| Requirement |
Once the pictures are set aside, transcribe the remaining data exactly.

| Available data |

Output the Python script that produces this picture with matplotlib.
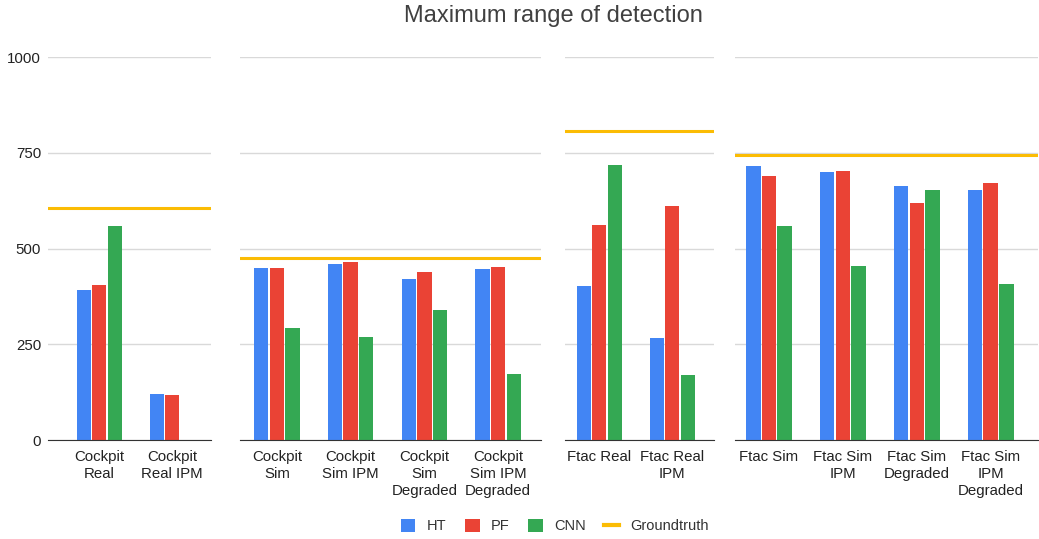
"""Maximum range of detection: grouped bars per scenario with groundtruth line."""

import matplotlib

matplotlib.use("Agg")
import matplotlib.pyplot as plt
from matplotlib.lines import Line2D
from matplotlib.patches import Patch
import numpy as np

HT_COLOR = "#4285f4"
PF_COLOR = "#ea4335"
CNN_COLOR = "#34a853"
GT_COLOR = "#fbbc04"
GRID = "#d9d9d9"
TEXT = "#222222"

plt.rcParams["font.family"] = ["Liberation Sans", "DejaVu Sans"]

# panel 1: Cockpit real
p1_labels = ["Cockpit\nReal", "Cockpit\nReal IPM"]
p1_ht = [391, 120]
p1_pf = [405, 117]
p1_cnn = [559, 0]
p1_gt = 606

# panel 2: Cockpit sim
p2_labels = ["Cockpit\nSim", "Cockpit\nSim IPM", "Cockpit\nSim\nDegraded", "Cockpit\nSim IPM\nDegraded"]
p2_ht = [449, 459, 421, 446]
p2_pf = [449, 465, 439, 452]
p2_cnn = [292, 270, 339, 173]
p2_gt = 476

# panel 3: Ftac real
p3_labels = ["Ftac Real", "Ftac Real\nIPM"]
p3_ht = [402, 267]
p3_pf = [562, 612]
p3_cnn = [719, 170]
p3_gt = 808

# panel 4: Ftac sim
p4_labels = ["Ftac Sim", "Ftac Sim\nIPM", "Ftac Sim\nDegraded", "Ftac Sim\nIPM\nDegraded"]
p4_ht = [716, 701, 662, 653]
p4_pf = [688, 703, 619, 672]
p4_cnn = [559, 455, 653, 407]
p4_gt = 744

y_ticks = [0, 250, 500, 750, 1000]

W, H = 1039, 539
fig = plt.figure(figsize=(W / 100, H / 100), dpi=100)

y_bottom, y_top = 440, 57
panels = [
    # (left px, right px, xlim, labels, ht, pf, cnn, gt)
    (48, 211, (-0.70, 1.53), p1_labels, p1_ht, p1_pf, p1_cnn, p1_gt),
    (240, 541, (-0.50, 3.58), p2_labels, p2_ht, p2_pf, p2_cnn, p2_gt),
    (565, 714, (-0.47, 1.57), p3_labels, p3_ht, p3_pf, p3_cnn, p3_gt),
    (735, 1038, (-0.46, 3.64), p4_labels, p4_ht, p4_pf, p4_cnn, p4_gt),
]

bw = 0.195
off = 0.212
for i, (x0, x1, xlim, labels, ht, pf, cnn, gt) in enumerate(panels):
    ax = fig.add_axes([x0 / W, (H - y_bottom) / H, (x1 - x0) / W, (y_bottom - y_top) / H])
    x = np.arange(len(labels))
    ax.bar(x - off, ht, bw, color=HT_COLOR, zorder=3)
    ax.bar(x, pf, bw, color=PF_COLOR, zorder=3)
    ax.bar(x + off, cnn, bw, color=CNN_COLOR, zorder=3)
    ax.axhline(gt, color=GT_COLOR, linewidth=2.2, zorder=4)
    ax.set_xlim(*xlim)
    ax.set_ylim(0, 1000)
    ax.set_yticks(y_ticks)
    ax.grid(True, axis="y", color=GRID, linewidth=1, zorder=0)
    ax.set_xticks(x)
    ax.set_xticklabels(labels, fontsize=10.8, color=TEXT, linespacing=1.3)
    ax.tick_params(axis="x", length=0, pad=7)
    ax.tick_params(axis="y", length=0, pad=5, labelsize=10.8, labelcolor=TEXT)
    if i > 0:
        ax.set_yticklabels([])
    for name, sp in ax.spines.items():
        sp.set_visible(name == "bottom")
    ax.spines["bottom"].set_color("#333333")
    ax.spines["bottom"].set_zorder(5)

fig.text(553 / W, 1 - 16 / H, "Maximum range of detection", ha="center", va="center",
         fontsize=17, color="#404040")

handles = [
    Patch(facecolor=HT_COLOR, label="HT"),
    Patch(facecolor=PF_COLOR, label="PF"),
    Patch(facecolor=CNN_COLOR, label="CNN"),
    Line2D([0], [0], color=GT_COLOR, linewidth=3, label="Groundtruth"),
]
fig.legend(handles=handles, loc="center", bbox_to_anchor=(555 / W, 1 - 526 / H), ncol=4,
           frameon=False, fontsize=10.5, handlelength=1.0, handleheight=1.0,
           handletextpad=0.8, columnspacing=1.25, labelcolor="#333333")

fig.savefig("out.png", dpi=100, facecolor="white")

| Correct response |
Output the Python script that produces this picture with matplotlib.
"""Maximum range of detection: grouped bars per scenario with groundtruth line."""

import matplotlib

matplotlib.use("Agg")
import matplotlib.pyplot as plt
from matplotlib.lines import Line2D
from matplotlib.patches import Patch
import numpy as np

HT_COLOR = "#4285f4"
PF_COLOR = "#ea4335"
CNN_COLOR = "#34a853"
GT_COLOR = "#fbbc04"
GRID = "#d9d9d9"
TEXT = "#222222"

plt.rcParams["font.family"] = ["Liberation Sans", "DejaVu Sans"]

# panel 1: Cockpit real
p1_labels = ["Cockpit\nReal", "Cockpit\nReal IPM"]
p1_ht = [391, 120]
p1_pf = [405, 117]
p1_cnn = [559, 0]
p1_gt = 606

# panel 2: Cockpit sim
p2_labels = ["Cockpit\nSim", "Cockpit\nSim IPM", "Cockpit\nSim\nDegraded", "Cockpit\nSim IPM\nDegraded"]
p2_ht = [449, 459, 421, 446]
p2_pf = [449, 465, 439, 452]
p2_cnn = [292, 270, 339, 173]
p2_gt = 476

# panel 3: Ftac real
p3_labels = ["Ftac Real", "Ftac Real\nIPM"]
p3_ht = [402, 267]
p3_pf = [562, 612]
p3_cnn = [719, 170]
p3_gt = 808

# panel 4: Ftac sim
p4_labels = ["Ftac Sim", "Ftac Sim\nIPM", "Ftac Sim\nDegraded", "Ftac Sim\nIPM\nDegraded"]
p4_ht = [716, 701, 662, 653]
p4_pf = [688, 703, 619, 672]
p4_cnn = [559, 455, 653, 407]
p4_gt = 744

y_ticks = [0, 250, 500, 750, 1000]

W, H = 1039, 539
fig = plt.figure(figsize=(W / 100, H / 100), dpi=100)

y_bottom, y_top = 440, 57
panels = [
    # (left px, right px, xlim, labels, ht, pf, cnn, gt)
    (48, 211, (-0.70, 1.53), p1_labels, p1_ht, p1_pf, p1_cnn, p1_gt),
    (240, 541, (-0.50, 3.58), p2_labels, p2_ht, p2_pf, p2_cnn, p2_gt),
    (565, 714, (-0.47, 1.57), p3_labels, p3_ht, p3_pf, p3_cnn, p3_gt),
    (735, 1038, (-0.46, 3.64), p4_labels, p4_ht, p4_pf, p4_cnn, p4_gt),
]

bw = 0.195
off = 0.212
for i, (x0, x1, xlim, labels, ht, pf, cnn, gt) in enumerate(panels):
    ax = fig.add_axes([x0 / W, (H - y_bottom) / H, (x1 - x0) / W, (y_bottom - y_top) / H])
    x = np.arange(len(labels))
    ax.bar(x - off, ht, bw, color=HT_COLOR, zorder=3)
    ax.bar(x, pf, bw, color=PF_COLOR, zorder=3)
    ax.bar(x + off, cnn, bw, color=CNN_COLOR, zorder=3)
    ax.axhline(gt, color=GT_COLOR, linewidth=2.2, zorder=4)
    ax.set_xlim(*xlim)
    ax.set_ylim(0, 1000)
    ax.set_yticks(y_ticks)
    ax.grid(True, axis="y", color=GRID, linewidth=1, zorder=0)
    ax.set_xticks(x)
    ax.set_xticklabels(labels, fontsize=10.8, color=TEXT, linespacing=1.3)
    ax.tick_params(axis="x", length=0, pad=7)
    ax.tick_params(axis="y", length=0, pad=5, labelsize=10.8, labelcolor=TEXT)
    if i > 0:
        ax.set_yticklabels([])
    for name, sp in ax.spines.items():
        sp.set_visible(name == "bottom")
    ax.spines["bottom"].set_color("#333333")
    ax.spines["bottom"].set_zorder(5)

fig.text(553 / W, 1 - 16 / H, "Maximum range of detection", ha="center", va="center",
         fontsize=17, color="#404040")

handles = [
    Patch(facecolor=HT_COLOR, label="HT"),
    Patch(facecolor=PF_COLOR, label="PF"),
    Patch(facecolor=CNN_COLOR, label="CNN"),
    Line2D([0], [0], color=GT_COLOR, linewidth=3, label="Groundtruth"),
]
fig.legend(handles=handles, loc="center", bbox_to_anchor=(555 / W, 1 - 526 / H), ncol=4,
           frameon=False, fontsize=10.5, handlelength=1.0, handleheight=1.0,
           handletextpad=0.8, columnspacing=1.25, labelcolor="#333333")

fig.savefig("out.png", dpi=100, facecolor="white")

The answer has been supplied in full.